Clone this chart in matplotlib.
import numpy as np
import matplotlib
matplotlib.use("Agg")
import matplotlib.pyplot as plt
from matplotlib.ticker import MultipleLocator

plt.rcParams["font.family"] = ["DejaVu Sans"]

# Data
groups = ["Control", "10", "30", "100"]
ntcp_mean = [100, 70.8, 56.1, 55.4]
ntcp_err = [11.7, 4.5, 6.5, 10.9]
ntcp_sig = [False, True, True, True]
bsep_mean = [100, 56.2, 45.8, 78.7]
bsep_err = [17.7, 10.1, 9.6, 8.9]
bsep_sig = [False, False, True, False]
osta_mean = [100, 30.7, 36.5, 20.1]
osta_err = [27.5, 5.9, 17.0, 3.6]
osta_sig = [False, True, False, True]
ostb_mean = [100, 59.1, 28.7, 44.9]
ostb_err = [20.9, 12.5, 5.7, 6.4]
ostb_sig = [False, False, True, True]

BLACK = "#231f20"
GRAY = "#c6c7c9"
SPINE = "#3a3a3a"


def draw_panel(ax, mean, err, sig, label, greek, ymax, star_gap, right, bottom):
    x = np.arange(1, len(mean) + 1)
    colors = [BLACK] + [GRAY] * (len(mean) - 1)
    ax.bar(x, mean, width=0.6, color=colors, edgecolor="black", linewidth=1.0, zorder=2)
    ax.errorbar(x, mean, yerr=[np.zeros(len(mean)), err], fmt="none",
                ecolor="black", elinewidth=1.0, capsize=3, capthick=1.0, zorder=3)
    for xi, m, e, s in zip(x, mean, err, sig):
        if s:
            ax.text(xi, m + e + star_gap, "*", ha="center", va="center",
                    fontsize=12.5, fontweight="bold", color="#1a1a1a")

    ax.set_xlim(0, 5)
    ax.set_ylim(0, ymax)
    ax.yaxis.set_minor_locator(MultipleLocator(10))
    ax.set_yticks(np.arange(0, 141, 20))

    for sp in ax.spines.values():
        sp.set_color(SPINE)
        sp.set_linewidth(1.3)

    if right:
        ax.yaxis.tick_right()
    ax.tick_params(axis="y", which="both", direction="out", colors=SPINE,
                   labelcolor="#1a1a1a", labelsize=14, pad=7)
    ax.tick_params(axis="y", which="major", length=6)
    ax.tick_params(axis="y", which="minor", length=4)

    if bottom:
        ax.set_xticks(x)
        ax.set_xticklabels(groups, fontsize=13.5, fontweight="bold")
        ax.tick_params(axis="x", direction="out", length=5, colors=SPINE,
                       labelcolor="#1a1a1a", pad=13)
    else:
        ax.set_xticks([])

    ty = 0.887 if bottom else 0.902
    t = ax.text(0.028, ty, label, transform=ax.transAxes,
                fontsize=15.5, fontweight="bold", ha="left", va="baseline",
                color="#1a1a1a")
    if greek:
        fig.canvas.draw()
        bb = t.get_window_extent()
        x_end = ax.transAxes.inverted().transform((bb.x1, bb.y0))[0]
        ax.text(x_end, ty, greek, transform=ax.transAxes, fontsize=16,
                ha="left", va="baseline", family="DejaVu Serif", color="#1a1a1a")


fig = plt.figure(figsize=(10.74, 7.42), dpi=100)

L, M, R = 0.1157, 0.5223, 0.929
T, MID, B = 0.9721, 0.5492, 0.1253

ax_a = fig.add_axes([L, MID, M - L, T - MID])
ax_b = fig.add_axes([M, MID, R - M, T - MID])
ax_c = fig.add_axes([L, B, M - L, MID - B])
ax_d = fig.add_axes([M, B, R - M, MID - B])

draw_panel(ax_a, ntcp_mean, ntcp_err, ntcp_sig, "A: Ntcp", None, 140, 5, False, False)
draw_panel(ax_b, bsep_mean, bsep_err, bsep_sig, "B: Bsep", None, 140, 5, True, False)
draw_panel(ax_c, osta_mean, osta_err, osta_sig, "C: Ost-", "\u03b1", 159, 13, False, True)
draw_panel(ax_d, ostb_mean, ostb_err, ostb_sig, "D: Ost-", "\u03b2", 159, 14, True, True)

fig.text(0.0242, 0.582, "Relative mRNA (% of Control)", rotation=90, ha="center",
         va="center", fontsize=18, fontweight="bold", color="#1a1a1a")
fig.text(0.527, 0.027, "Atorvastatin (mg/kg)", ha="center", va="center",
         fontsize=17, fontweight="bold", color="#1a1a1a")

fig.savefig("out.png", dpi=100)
* * *
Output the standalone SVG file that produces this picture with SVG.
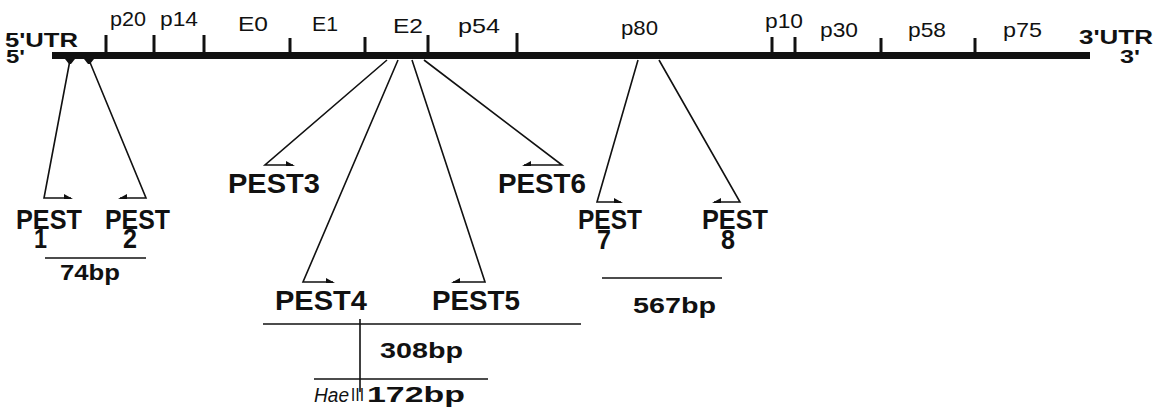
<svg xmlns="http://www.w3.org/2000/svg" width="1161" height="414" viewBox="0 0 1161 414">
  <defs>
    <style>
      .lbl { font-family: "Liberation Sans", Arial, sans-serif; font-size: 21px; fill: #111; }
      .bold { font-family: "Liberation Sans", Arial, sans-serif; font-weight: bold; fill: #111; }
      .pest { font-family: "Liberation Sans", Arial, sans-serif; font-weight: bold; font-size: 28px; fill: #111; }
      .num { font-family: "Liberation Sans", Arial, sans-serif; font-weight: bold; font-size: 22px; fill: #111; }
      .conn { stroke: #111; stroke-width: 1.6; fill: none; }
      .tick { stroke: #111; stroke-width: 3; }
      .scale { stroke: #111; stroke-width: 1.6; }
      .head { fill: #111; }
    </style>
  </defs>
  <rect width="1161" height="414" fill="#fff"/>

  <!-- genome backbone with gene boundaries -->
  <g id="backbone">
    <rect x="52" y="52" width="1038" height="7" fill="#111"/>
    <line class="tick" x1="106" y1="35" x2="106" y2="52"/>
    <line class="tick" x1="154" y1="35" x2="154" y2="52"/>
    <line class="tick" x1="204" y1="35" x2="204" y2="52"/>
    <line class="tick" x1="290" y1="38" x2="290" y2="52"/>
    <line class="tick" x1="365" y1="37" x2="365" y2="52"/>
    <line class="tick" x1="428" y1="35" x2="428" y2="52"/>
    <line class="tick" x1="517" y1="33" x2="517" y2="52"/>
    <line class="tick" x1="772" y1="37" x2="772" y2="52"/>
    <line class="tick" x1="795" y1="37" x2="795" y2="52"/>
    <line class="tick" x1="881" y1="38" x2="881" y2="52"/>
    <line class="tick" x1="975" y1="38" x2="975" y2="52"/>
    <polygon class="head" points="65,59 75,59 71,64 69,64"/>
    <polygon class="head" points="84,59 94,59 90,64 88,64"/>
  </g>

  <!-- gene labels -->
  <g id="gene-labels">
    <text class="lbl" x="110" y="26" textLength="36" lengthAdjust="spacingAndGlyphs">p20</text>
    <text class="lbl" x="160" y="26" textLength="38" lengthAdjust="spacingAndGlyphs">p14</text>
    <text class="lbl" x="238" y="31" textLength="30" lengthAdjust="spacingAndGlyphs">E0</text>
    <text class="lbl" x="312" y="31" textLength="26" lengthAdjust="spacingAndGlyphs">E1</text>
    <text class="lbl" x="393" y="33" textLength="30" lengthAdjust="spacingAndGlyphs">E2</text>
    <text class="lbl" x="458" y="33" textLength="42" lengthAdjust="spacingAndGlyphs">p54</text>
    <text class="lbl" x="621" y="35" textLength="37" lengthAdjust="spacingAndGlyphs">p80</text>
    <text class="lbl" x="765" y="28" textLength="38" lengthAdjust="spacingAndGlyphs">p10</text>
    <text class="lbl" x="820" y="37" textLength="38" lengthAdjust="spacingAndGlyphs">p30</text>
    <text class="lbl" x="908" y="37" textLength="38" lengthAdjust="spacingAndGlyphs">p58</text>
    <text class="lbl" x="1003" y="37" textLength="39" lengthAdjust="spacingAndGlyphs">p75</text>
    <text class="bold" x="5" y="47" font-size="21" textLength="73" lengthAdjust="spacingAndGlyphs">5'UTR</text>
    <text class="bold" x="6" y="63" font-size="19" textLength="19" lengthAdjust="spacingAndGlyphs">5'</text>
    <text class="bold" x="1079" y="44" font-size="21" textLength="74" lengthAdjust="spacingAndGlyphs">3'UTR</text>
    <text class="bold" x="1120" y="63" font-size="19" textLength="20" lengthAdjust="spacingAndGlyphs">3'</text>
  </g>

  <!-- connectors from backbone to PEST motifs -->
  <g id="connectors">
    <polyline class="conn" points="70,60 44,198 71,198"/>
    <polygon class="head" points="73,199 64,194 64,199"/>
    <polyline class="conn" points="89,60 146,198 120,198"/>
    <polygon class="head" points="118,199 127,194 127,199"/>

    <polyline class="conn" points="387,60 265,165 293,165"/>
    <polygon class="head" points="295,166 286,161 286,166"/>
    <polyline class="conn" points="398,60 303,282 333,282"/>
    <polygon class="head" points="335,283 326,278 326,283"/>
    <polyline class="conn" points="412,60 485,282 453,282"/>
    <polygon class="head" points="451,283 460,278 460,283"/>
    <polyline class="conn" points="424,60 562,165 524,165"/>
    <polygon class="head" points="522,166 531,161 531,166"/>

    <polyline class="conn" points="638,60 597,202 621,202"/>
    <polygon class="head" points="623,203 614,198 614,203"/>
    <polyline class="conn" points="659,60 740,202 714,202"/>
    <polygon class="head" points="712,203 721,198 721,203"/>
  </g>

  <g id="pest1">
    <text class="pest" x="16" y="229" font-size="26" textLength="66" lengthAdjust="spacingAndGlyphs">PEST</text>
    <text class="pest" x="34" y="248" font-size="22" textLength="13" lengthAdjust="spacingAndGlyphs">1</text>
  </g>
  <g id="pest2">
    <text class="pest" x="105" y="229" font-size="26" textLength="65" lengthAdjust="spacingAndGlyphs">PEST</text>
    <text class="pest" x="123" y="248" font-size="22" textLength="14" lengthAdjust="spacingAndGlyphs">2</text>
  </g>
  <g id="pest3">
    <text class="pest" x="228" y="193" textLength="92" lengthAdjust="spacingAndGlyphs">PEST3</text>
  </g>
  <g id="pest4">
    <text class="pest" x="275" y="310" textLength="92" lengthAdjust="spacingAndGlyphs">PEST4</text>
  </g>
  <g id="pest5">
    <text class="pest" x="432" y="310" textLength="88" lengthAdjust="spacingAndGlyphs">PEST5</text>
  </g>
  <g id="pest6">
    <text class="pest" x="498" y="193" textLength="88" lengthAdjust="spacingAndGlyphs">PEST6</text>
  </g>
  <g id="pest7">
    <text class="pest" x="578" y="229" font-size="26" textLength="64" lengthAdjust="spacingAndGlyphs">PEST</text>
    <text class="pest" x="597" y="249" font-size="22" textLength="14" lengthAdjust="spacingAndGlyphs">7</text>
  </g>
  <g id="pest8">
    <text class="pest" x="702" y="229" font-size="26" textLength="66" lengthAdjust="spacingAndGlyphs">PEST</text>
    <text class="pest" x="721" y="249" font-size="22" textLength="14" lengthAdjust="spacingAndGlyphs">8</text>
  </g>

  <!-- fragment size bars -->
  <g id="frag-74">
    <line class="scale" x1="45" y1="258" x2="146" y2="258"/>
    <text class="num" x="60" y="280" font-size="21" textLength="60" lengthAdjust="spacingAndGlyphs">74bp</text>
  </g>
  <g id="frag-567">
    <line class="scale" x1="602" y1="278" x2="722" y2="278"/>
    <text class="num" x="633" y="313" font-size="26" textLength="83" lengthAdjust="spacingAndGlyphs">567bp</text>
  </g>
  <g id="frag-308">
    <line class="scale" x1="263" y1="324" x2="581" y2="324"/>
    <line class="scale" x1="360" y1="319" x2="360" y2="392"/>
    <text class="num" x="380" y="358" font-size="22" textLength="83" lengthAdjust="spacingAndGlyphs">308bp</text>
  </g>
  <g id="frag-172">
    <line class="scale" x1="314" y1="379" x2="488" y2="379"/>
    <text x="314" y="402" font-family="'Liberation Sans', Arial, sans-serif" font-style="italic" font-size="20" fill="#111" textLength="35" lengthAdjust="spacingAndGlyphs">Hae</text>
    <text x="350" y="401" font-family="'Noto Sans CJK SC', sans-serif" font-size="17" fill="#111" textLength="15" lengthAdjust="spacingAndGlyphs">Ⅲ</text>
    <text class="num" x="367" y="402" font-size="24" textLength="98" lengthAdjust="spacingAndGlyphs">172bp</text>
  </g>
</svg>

To be done =
Gather from the records above every line containing the string "matplotlib".

Written solution =
Clone this chart in matplotlib.
import matplotlib
matplotlib.use("Agg")
import matplotlib.pyplot as plt
from matplotlib.ticker import MultipleLocator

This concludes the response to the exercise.